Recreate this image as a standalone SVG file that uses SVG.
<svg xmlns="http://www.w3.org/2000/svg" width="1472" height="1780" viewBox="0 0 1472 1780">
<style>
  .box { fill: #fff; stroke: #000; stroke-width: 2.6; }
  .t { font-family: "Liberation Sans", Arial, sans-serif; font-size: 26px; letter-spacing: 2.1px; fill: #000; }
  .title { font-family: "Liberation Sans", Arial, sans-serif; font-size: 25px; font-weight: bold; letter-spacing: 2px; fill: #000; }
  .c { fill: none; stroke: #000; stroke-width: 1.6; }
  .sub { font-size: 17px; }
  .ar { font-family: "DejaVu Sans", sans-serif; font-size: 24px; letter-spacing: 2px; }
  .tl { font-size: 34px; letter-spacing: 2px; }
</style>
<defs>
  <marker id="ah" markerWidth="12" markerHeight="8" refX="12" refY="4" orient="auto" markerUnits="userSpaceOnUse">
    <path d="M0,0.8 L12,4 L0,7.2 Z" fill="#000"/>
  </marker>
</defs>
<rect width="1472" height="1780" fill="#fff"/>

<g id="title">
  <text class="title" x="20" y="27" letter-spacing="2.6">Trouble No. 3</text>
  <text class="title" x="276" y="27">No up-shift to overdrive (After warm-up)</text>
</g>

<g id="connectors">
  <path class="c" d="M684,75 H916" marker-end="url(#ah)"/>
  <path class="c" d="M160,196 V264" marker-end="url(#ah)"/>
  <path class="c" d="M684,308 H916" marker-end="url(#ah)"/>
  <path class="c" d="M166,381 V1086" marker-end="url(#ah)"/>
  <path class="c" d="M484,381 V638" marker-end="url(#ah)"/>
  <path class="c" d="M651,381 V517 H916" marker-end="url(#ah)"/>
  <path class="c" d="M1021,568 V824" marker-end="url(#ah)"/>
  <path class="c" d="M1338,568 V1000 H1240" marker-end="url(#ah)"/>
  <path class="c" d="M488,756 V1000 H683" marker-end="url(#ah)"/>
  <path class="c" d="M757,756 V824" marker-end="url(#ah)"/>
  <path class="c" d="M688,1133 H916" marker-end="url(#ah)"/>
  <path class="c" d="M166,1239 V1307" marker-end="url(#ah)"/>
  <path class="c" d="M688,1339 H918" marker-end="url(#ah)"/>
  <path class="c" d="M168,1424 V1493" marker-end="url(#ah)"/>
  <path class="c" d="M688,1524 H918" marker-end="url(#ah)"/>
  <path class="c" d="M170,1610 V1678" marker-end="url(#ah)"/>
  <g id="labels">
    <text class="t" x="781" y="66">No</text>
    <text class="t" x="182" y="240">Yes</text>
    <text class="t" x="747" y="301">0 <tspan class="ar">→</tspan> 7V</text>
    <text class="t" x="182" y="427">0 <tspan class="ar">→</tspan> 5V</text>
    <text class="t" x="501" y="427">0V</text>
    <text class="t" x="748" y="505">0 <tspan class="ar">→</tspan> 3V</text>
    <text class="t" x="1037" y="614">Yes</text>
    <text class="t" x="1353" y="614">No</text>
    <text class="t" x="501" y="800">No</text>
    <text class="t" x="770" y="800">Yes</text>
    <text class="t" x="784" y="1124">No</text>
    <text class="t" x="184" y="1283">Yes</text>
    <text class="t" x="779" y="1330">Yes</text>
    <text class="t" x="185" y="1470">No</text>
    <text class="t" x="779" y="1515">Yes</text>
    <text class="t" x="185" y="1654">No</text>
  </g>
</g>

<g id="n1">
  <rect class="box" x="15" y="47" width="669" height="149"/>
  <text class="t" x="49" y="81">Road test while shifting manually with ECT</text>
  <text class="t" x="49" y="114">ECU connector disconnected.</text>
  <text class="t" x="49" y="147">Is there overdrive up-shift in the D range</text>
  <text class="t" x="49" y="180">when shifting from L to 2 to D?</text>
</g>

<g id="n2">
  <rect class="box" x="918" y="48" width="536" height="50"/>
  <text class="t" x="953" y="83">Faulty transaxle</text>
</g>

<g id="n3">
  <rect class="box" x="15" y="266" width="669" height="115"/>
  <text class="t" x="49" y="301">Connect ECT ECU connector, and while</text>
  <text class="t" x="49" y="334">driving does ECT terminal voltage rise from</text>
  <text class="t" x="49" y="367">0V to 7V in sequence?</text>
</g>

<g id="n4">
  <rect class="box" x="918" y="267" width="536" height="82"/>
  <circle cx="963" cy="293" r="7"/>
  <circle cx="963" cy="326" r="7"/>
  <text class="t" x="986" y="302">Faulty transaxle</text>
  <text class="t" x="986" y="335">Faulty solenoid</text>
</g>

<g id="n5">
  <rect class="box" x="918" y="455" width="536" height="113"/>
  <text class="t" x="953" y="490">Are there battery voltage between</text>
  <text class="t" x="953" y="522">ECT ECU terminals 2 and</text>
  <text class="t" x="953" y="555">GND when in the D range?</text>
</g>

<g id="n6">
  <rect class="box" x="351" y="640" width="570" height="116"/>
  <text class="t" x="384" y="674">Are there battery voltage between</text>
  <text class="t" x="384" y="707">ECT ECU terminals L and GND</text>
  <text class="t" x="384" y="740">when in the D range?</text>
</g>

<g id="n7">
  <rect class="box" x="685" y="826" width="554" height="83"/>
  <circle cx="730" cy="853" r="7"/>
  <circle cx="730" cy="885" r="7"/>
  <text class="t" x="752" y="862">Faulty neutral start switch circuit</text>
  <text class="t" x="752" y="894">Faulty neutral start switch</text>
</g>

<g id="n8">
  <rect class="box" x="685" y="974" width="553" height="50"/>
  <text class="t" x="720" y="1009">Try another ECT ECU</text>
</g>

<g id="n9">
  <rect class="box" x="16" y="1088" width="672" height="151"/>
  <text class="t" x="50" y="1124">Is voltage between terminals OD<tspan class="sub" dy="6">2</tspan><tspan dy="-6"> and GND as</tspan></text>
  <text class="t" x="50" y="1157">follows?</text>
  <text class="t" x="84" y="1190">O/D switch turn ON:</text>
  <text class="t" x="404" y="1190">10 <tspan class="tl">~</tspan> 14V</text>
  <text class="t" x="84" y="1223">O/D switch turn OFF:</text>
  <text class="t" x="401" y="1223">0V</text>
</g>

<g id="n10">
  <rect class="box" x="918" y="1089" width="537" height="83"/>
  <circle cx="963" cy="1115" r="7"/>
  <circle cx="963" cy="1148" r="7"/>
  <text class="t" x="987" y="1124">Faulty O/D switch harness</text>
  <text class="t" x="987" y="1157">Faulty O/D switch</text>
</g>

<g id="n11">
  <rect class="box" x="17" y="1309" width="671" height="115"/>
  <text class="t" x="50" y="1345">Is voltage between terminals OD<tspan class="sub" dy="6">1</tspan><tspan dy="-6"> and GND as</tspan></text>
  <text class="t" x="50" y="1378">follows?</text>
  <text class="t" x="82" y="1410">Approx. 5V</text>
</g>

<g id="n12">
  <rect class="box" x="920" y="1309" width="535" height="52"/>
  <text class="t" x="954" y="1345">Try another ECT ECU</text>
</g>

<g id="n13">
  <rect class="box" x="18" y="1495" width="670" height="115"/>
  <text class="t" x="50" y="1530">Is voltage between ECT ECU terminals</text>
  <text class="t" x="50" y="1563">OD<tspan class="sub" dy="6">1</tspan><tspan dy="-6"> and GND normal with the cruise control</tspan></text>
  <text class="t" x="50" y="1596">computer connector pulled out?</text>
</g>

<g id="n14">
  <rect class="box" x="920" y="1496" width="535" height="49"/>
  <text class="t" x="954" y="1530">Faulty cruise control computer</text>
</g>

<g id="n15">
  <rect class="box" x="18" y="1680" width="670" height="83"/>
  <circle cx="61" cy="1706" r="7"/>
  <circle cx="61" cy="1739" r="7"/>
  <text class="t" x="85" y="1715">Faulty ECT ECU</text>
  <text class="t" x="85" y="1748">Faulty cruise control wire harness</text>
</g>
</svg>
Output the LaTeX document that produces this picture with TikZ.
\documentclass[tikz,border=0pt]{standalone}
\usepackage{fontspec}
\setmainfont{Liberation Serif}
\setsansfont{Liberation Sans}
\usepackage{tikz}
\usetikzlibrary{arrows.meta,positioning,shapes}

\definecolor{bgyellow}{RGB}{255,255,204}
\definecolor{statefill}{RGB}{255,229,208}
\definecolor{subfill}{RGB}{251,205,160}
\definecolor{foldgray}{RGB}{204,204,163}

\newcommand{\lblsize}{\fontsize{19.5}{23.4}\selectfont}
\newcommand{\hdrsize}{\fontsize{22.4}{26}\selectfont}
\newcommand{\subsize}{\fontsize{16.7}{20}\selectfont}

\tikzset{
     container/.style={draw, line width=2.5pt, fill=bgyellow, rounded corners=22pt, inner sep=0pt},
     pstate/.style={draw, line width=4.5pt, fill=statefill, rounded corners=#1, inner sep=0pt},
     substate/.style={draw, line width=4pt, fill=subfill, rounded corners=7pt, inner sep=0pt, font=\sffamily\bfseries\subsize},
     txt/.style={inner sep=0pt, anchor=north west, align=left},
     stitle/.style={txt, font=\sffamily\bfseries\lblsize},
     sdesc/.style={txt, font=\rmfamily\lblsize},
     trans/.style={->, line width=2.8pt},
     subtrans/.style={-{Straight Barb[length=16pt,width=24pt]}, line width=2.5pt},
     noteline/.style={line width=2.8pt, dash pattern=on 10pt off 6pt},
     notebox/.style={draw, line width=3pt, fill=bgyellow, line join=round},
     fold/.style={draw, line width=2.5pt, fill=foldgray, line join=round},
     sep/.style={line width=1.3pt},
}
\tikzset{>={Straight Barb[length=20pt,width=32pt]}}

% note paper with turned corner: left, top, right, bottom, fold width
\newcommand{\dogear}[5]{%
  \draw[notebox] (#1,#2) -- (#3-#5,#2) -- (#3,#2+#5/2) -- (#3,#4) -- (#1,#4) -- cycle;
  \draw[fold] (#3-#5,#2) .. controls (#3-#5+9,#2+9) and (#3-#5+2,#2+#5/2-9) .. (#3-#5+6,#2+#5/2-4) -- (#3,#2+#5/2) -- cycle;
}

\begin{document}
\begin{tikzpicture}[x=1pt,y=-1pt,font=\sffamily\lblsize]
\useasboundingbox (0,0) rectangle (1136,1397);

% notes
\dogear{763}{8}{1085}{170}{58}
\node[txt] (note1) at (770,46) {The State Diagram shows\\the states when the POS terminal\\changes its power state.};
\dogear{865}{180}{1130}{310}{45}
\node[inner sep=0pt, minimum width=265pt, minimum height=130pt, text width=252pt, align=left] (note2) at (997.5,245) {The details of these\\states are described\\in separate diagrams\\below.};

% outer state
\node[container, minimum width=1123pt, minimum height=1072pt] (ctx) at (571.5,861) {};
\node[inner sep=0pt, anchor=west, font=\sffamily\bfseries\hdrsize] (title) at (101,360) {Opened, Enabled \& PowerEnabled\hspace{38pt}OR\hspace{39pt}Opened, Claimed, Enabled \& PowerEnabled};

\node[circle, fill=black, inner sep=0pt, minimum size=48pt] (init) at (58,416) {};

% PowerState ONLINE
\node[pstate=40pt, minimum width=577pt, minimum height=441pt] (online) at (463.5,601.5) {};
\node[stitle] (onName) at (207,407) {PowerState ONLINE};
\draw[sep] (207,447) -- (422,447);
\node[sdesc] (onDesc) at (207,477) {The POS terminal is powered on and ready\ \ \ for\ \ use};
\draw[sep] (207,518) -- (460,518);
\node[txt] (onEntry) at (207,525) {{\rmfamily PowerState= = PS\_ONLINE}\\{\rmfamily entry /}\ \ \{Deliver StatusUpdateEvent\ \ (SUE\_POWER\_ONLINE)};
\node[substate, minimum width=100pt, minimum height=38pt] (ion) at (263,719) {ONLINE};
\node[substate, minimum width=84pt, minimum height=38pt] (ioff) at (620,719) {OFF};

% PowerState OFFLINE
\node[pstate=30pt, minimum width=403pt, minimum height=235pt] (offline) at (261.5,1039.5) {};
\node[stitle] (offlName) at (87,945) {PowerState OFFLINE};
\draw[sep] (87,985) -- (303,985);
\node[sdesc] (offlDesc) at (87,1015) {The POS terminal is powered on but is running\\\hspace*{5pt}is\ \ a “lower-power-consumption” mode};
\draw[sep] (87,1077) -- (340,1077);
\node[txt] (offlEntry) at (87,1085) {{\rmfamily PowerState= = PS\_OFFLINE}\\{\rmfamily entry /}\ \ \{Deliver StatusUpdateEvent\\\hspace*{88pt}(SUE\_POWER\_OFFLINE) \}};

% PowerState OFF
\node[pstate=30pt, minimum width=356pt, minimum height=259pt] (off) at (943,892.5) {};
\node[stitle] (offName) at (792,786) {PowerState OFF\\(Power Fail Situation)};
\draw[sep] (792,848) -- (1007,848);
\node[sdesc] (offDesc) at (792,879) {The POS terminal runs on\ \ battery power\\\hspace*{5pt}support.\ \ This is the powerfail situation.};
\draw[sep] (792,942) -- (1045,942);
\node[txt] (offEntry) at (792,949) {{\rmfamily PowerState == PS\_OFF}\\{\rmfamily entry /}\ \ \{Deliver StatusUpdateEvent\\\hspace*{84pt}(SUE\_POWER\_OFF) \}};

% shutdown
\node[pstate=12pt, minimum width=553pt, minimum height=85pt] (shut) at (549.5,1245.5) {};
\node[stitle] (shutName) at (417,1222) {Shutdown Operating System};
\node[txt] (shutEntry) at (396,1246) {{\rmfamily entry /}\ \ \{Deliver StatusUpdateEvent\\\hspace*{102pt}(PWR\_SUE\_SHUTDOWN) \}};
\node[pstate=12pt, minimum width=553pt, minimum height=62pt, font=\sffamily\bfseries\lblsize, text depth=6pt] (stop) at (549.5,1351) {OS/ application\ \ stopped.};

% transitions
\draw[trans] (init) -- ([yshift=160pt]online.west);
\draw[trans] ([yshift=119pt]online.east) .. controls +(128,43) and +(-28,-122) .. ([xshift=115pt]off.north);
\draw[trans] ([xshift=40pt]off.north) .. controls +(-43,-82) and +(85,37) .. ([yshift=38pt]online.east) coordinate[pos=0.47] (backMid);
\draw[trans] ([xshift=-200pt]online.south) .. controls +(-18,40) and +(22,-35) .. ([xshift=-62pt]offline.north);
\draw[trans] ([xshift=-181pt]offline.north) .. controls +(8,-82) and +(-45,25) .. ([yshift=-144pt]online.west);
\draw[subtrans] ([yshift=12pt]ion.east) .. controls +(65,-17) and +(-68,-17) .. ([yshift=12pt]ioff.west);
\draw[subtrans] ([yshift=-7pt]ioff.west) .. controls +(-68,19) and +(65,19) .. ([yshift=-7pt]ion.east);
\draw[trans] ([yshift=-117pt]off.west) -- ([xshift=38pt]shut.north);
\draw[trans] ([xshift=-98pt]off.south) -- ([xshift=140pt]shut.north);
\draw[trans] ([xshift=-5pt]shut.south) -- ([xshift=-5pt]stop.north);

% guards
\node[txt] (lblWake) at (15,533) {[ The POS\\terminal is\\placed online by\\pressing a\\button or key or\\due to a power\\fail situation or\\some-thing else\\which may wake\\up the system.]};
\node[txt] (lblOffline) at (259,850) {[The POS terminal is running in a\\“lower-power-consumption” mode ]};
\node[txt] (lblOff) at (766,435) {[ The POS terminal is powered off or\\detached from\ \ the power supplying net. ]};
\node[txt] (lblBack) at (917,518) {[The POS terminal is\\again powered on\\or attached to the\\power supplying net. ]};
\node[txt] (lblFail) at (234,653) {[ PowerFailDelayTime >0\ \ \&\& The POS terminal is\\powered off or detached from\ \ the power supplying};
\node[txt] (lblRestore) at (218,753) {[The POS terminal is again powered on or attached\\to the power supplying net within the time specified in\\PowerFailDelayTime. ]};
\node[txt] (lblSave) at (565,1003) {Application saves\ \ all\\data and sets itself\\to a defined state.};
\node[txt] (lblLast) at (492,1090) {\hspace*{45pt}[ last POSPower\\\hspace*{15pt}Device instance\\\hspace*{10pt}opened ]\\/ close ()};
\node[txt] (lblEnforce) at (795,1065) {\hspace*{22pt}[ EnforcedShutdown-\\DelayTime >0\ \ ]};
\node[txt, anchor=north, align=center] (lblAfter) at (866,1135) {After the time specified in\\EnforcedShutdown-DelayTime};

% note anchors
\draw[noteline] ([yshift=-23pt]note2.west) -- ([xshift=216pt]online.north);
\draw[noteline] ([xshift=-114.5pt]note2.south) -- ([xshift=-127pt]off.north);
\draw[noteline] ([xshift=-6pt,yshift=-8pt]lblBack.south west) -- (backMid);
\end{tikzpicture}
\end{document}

____

◆ **WORK TO COMPLETE**
Which lines above contain the word "that"? Copy each of them.

◆ **FINISHED ANSWER**
Recreate this image as a standalone SVG file that uses SVG.
Output the LaTeX document that produces this picture with TikZ.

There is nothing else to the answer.